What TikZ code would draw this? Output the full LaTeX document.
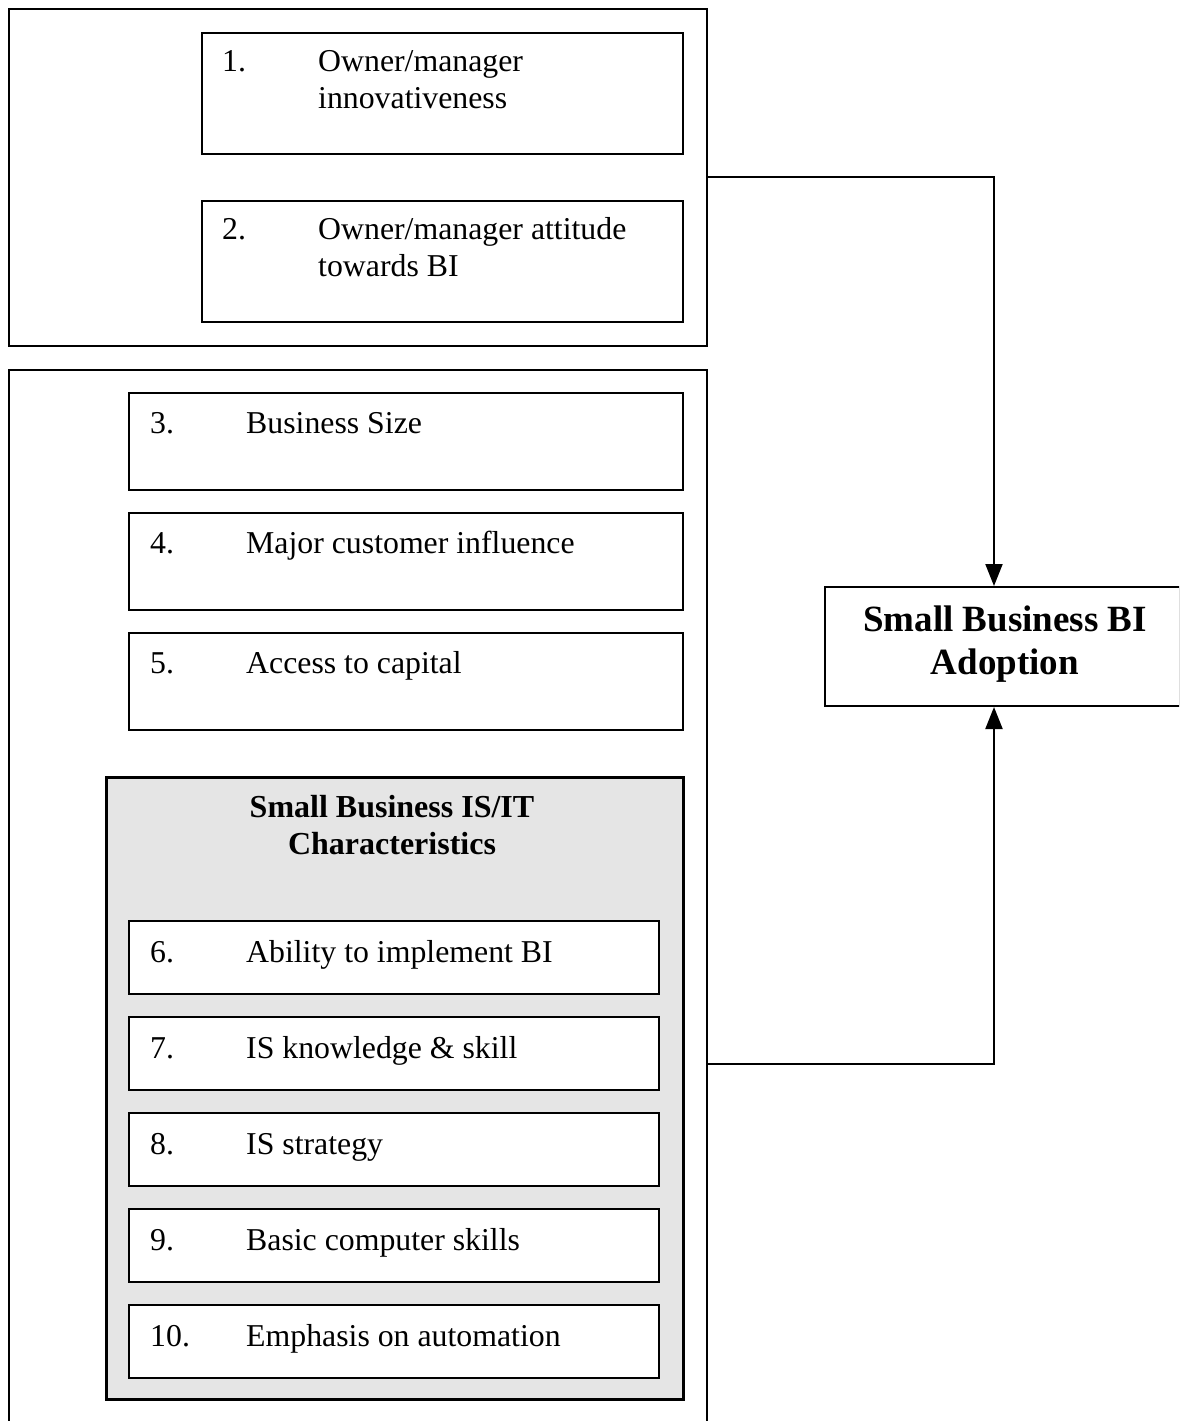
\documentclass[tikz,border=0pt]{standalone}
\usepackage{fontspec}
\setmainfont{Liberation Serif}
\usetikzlibrary{arrows.meta}
\begin{document}
\begin{tikzpicture}[x=1pt,y=-1pt,
  box/.style={draw=black,line width=2pt,minimum width=#1,inner sep=0pt,anchor=north west},
  lbl/.style={anchor=base west,inner sep=0pt,font=\fontsize{31.8}{37}\selectfont},
  ttl/.style={anchor=base,inner sep=0pt,font=\bfseries\fontsize{32}{37}\selectfont},
  big/.style={anchor=base,inner sep=0pt,font=\bfseries\fontsize{37}{43}\selectfont},
  conn/.style={line width=2pt,-{Triangle[length=22pt,width=17pt]}}]
\useasboundingbox (0,0) rectangle (1179,1421);
\clip (0,0) rectangle (1179,1421);
% outer groups
\node[box=698pt,minimum height=337pt] (g1) at (8,8) {};
\node[box=698pt,minimum height=1100pt] (g2) at (8,369) {};
% group 1 items
\node[box=481pt,minimum height=121pt] (b1) at (201,32) {};
\node[lbl] (n1) at (222,71) {1.};
\node[lbl] (t1) at (318,71) {Owner/manager};
\node[lbl] (t1b) at (318,108) {innovativeness};
\node[box=481pt,minimum height=121pt] (b2) at (201,200) {};
\node[lbl] (n2) at (222,239) {2.};
\node[lbl] (t2) at (318,239) {Owner/manager attitude};
\node[lbl] (t2b) at (318,276) {towards BI};
% group 2 items
\node[box=554pt,minimum height=97pt] (b3) at (128,392) {};
\node[lbl] (n3) at (150,433) {3.};
\node[lbl] (t3) at (246,433) {Business Size};
\node[box=554pt,minimum height=97pt] (b4) at (128,512) {};
\node[lbl] (n4) at (150,553) {4.};
\node[lbl] (t4) at (246,553) {Major customer influence};
\node[box=554pt,minimum height=97pt] (b5) at (128,632) {};
\node[lbl] (n5) at (150,673) {5.};
\node[lbl] (t5) at (246,673) {Access to capital};
% grey IS/IT box
\node[box=577pt,minimum height=622pt,fill=black!10,line width=2.6pt] (gr) at (105,776) {};
\node[ttl] (gt1) at (392,817) {Small Business IS/IT};
\node[ttl] (gt2) at (392,854) {Characteristics};
\foreach \i/\y/\t in {6/920/Ability to implement BI,7/1016/IS knowledge \& skill,8/1112/IS strategy,9/1208/Basic computer skills,10/1304/Emphasis on automation}{
  \node[box=530pt,minimum height=73pt,fill=white] (b\i) at (128,\y) {};
  \node[lbl] (n\i) at (150,\y+42) {\i.};
  \node[lbl] (t\i) at (246,\y+42) {\t};
}
% target
\node[box=355pt,minimum height=119pt] (tg) at (824,586) {};
\node[big] (tt1) at (1005,631) {Small Business BI};
\node[big] (tt2) at (1005,674) {Adoption};
% connectors
\coordinate (c1) at (706,177);
\coordinate (c2) at (706,1064);
\draw[conn] (c1) -| ([xshift=-8.5pt]tg.north);
\draw[conn] (c2) -| ([xshift=-8.5pt]tg.south);
\end{tikzpicture}
\end{document}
* * * * * * *
Give back the whole listing as it stands, minus its pictures.

What TikZ code would draw this? Output the full LaTeX document.
\documentclass[tikz,border=0pt]{standalone}
\usepackage{fontspec}
\setmainfont{Liberation Serif}
\usetikzlibrary{arrows.meta}
\begin{document}
\begin{tikzpicture}[x=1pt,y=-1pt,
  box/.style={draw=black,line width=2pt,minimum width=#1,inner sep=0pt,anchor=north west},
  lbl/.style={anchor=base west,inner sep=0pt,font=\fontsize{31.8}{37}\selectfont},
  ttl/.style={anchor=base,inner sep=0pt,font=\bfseries\fontsize{32}{37}\selectfont},
  big/.style={anchor=base,inner sep=0pt,font=\bfseries\fontsize{37}{43}\selectfont},
  conn/.style={line width=2pt,-{Triangle[length=22pt,width=17pt]}}]
\useasboundingbox (0,0) rectangle (1179,1421);
\clip (0,0) rectangle (1179,1421);
% outer groups
\node[box=698pt,minimum height=337pt] (g1) at (8,8) {};
\node[box=698pt,minimum height=1100pt] (g2) at (8,369) {};
% group 1 items
\node[box=481pt,minimum height=121pt] (b1) at (201,32) {};
\node[lbl] (n1) at (222,71) {1.};
\node[lbl] (t1) at (318,71) {Owner/manager};
\node[lbl] (t1b) at (318,108) {innovativeness};
\node[box=481pt,minimum height=121pt] (b2) at (201,200) {};
\node[lbl] (n2) at (222,239) {2.};
\node[lbl] (t2) at (318,239) {Owner/manager attitude};
\node[lbl] (t2b) at (318,276) {towards BI};
% group 2 items
\node[box=554pt,minimum height=97pt] (b3) at (128,392) {};
\node[lbl] (n3) at (150,433) {3.};
\node[lbl] (t3) at (246,433) {Business Size};
\node[box=554pt,minimum height=97pt] (b4) at (128,512) {};
\node[lbl] (n4) at (150,553) {4.};
\node[lbl] (t4) at (246,553) {Major customer influence};
\node[box=554pt,minimum height=97pt] (b5) at (128,632) {};
\node[lbl] (n5) at (150,673) {5.};
\node[lbl] (t5) at (246,673) {Access to capital};
% grey IS/IT box
\node[box=577pt,minimum height=622pt,fill=black!10,line width=2.6pt] (gr) at (105,776) {};
\node[ttl] (gt1) at (392,817) {Small Business IS/IT};
\node[ttl] (gt2) at (392,854) {Characteristics};
\foreach \i/\y/\t in {6/920/Ability to implement BI,7/1016/IS knowledge \& skill,8/1112/IS strategy,9/1208/Basic computer skills,10/1304/Emphasis on automation}{
  \node[box=530pt,minimum height=73pt,fill=white] (b\i) at (128,\y) {};
  \node[lbl] (n\i) at (150,\y+42) {\i.};
  \node[lbl] (t\i) at (246,\y+42) {\t};
}
% target
\node[box=355pt,minimum height=119pt] (tg) at (824,586) {};
\node[big] (tt1) at (1005,631) {Small Business BI};
\node[big] (tt2) at (1005,674) {Adoption};
% connectors
\coordinate (c1) at (706,177);
\coordinate (c2) at (706,1064);
\draw[conn] (c1) -| ([xshift=-8.5pt]tg.north);
\draw[conn] (c2) -| ([xshift=-8.5pt]tg.south);
\end{tikzpicture}
\end{document}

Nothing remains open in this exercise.